The ends of things very often become the beginnings of other
things. Here we are at the end of the school year, and I’m sure that you, like
myself, have found the time zipping by with little sense of decency for the
seriousness with which we had approached it. The traditional analogy of “time
is like a river” seems more and more apt, as often we are carried along with
little volition, and all we can really do is admire the scenery in passing.
But there is one thing that seems to remain, to stay with us
on that river, and it is the grit of relationships, those bonds of
all-too-human personal encounter that both irritate us and give real traction
in life. Somehow, despite all the rest, a real relationship or friendship
endures, even grows. Its epitome is expressed by William Shakespeare in Sonnet
116: “Love’s not Time’s fool, though rosy lips and cheeks within his bending
sickle’s compass come. Love alters not with his brief hours and weeks, but
bears it out even to the edge of doom.”
This may seem a bit overblown for a simple reflection at the
end of a school year. Yet little do we realize the experience of others. It
wouldn’t be very wrong to say that for many students, big changes lie ahead
around the bend. What to parents or administrators or staff members with years
of experience might simply seem to be another holiday break before school
resumes, to others is the end of one world and the beginning of a whole new
world of experience, whether it be Grade 1, Grade 6 (PSLE!), Grade 7, Grade 11
(IB!) or NS.
The good thing is that most of us look forward more than we
look backward. We seek new things ahead, and these carry greater weight than
those things that we’ve left behind. We still appreciate Woody in his toy box,
and we may even carry him with us to college, but he’s now a passenger on a
brand new ride. The great wonder of humanity is the fact that we can wonder at
all. When imagination is ignited by reason, magic happens.
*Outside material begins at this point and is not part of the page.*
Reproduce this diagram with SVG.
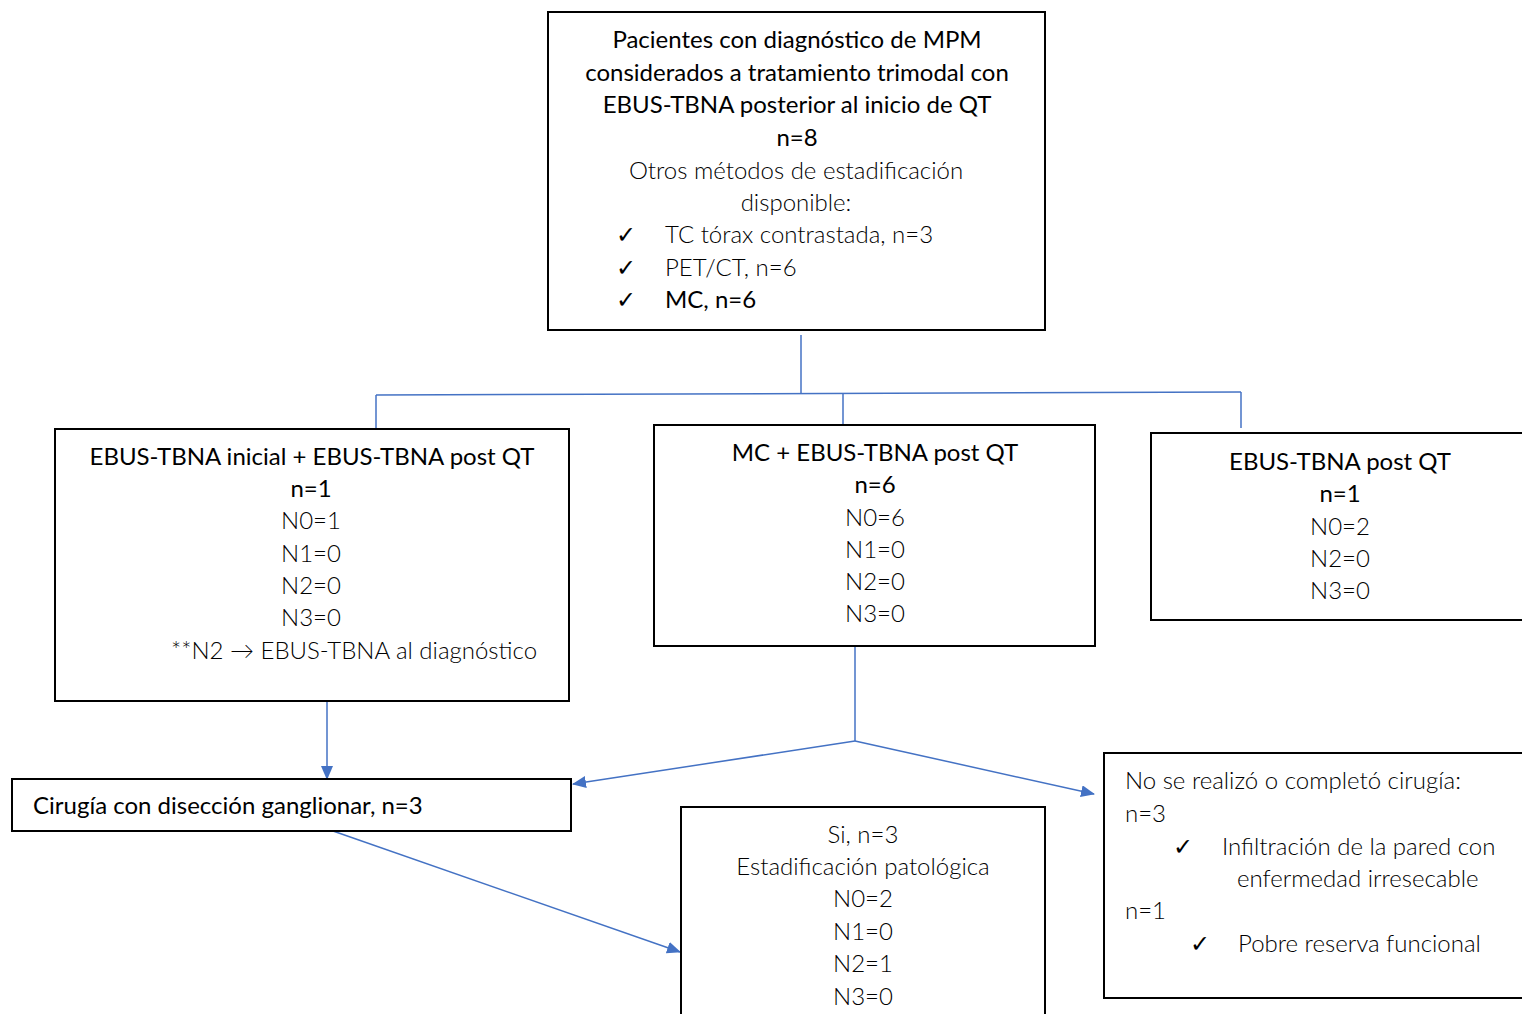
<svg xmlns="http://www.w3.org/2000/svg" width="1522" height="1014" viewBox="0 0 1522 1014">
<style>
.box{fill:#fff;stroke:#000;stroke-width:2}
.t{font-family:Lato,"Open Sans","Liberation Sans",sans-serif;font-size:24px;fill:#000}
.b{font-weight:400}
.l{font-weight:300}
.c{text-anchor:middle}
.ln{stroke:#4472C4;stroke-width:1.5;fill:none}
</style>
<defs>
<marker id="ah" viewBox="0 0 14 12" refX="13" refY="6" markerWidth="14" markerHeight="12" markerUnits="userSpaceOnUse" orient="auto">
<path d="M0,0 L14,6 L0,12 Z" fill="#4472C4"/>
</marker>
</defs>
<rect width="1522" height="1014" fill="#fff"/>
<g id="connectors">
<line class="ln" x1="801" y1="335" x2="801" y2="393"/>
<line class="ln" x1="376" y1="395" x2="1241" y2="392"/>
<line class="ln" x1="376" y1="395" x2="376" y2="428"/>
<line class="ln" x1="843" y1="394" x2="843" y2="424"/>
<line class="ln" x1="1241" y1="392" x2="1241" y2="428"/>
<line class="ln" x1="327" y1="702" x2="327" y2="779" marker-end="url(#ah)"/>
<line class="ln" x1="855" y1="646" x2="855" y2="741"/>
<line class="ln" x1="855" y1="741" x2="573" y2="784" marker-end="url(#ah)"/>
<line class="ln" x1="855" y1="741" x2="1094" y2="794" marker-end="url(#ah)"/>
<line class="ln" x1="333" y1="831" x2="680" y2="952" marker-end="url(#ah)"/>
</g>
<g id="n-top">
<rect class="box" x="548" y="12" width="497" height="318"/>
<text class="t b c" x="797" y="48">Pacientes con diagnóstico de MPM</text>
<text class="t b c" x="797" y="81">considerados a tratamiento trimodal con</text>
<text class="t b c" x="797" y="113">EBUS-TBNA posterior al inicio de QT</text>
<text class="t b c" x="797" y="146">n=8</text>
<text class="t l c" x="796" y="179">Otros métodos de estadificación</text>
<text class="t l c" x="796" y="211">disponible:</text>
<text class="t l" x="616" y="243">✓</text><text class="t l" x="665" y="243">TC tórax contrastada, n=3</text>
<text class="t l" x="616" y="276">✓</text><text class="t l" x="665" y="276">PET/CT, n=6</text>
<text class="t l" x="616" y="308">✓</text><text class="t b" x="665" y="308">MC, n=6</text>
</g>
<g id="n-inicial">
<rect class="box" x="55" y="429" width="514" height="272"/>
<text class="t b c" x="312" y="465">EBUS-TBNA inicial + EBUS-TBNA post QT</text>
<text class="t b c" x="311" y="497">n=1</text>
<text class="t l c" x="311" y="529">N0=1</text>
<text class="t l c" x="311" y="562">N1=0</text>
<text class="t l c" x="311" y="594">N2=0</text>
<text class="t l c" x="311" y="626">N3=0</text>
<text class="t l" x="171" y="659">**N2 → EBUS-TBNA al diagnóstico</text>
</g>
<g id="n-mc">
<rect class="box" x="654" y="425" width="441" height="221"/>
<text class="t b c" x="875" y="461">MC + EBUS-TBNA post QT</text>
<text class="t b c" x="875" y="493">n=6</text>
<text class="t l c" x="875" y="526">N0=6</text>
<text class="t l c" x="875" y="558">N1=0</text>
<text class="t l c" x="875" y="590">N2=0</text>
<text class="t l c" x="875" y="622">N3=0</text>
</g>
<g id="n-post">
<rect class="box" x="1151" y="433" width="380" height="187"/>
<text class="t b c" x="1340" y="470">EBUS-TBNA post QT</text>
<text class="t b c" x="1340" y="502">n=1</text>
<text class="t l c" x="1340" y="535">N0=2</text>
<text class="t l c" x="1340" y="567">N2=0</text>
<text class="t l c" x="1340" y="599">N3=0</text>
</g>
<g id="n-cirugia">
<rect class="box" x="12" y="779" width="559" height="52"/>
<text class="t b" x="33" y="814">Cirugía con disección ganglionar, n=3</text>
</g>
<g id="n-si">
<rect class="box" x="681" y="807" width="364" height="220"/>
<text class="t l c" x="863" y="843">Si, n=3</text>
<text class="t l c" x="863" y="875">Estadificación patológica</text>
<text class="t l c" x="863" y="907">N0=2</text>
<text class="t l c" x="863" y="940">N1=0</text>
<text class="t l c" x="863" y="972">N2=1</text>
<text class="t l c" x="863" y="1005">N3=0</text>
</g>
<g id="n-no">
<rect class="box" x="1104" y="753" width="430" height="245"/>
<text class="t l" x="1125" y="789">No se realizó o completó cirugía:</text>
<text class="t l" x="1125" y="822">n=3</text>
<text class="t l" x="1173" y="855">✓</text><text class="t l" x="1222" y="855">Infiltración de la pared con</text>
<text class="t l" x="1237" y="887">enfermedad irresecable</text>
<text class="t l" x="1125" y="919">n=1</text>
<text class="t l" x="1190" y="952">✓</text><text class="t l" x="1238" y="952">Pobre reserva funcional</text>
</g>
</svg>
At some point in one’s life, the whole thing sort of
reverses. What was old once now seems new, and those new-fangled things are
just newer versions of old notions. We return to things in the past that had
never received much attention from us and discover previously unknown realities
because they were previously, quite literally, unseen. Eyes are opened, and
what had been there all along, what was available all along, becomes graced
with new meaning and suddenly carries real substance. (The bible is chock full
of those stories.) Life begins anew.
We shall not cease from exploration
And the end of all our exploring
Will be to arrive where we started
And know the place for the first time.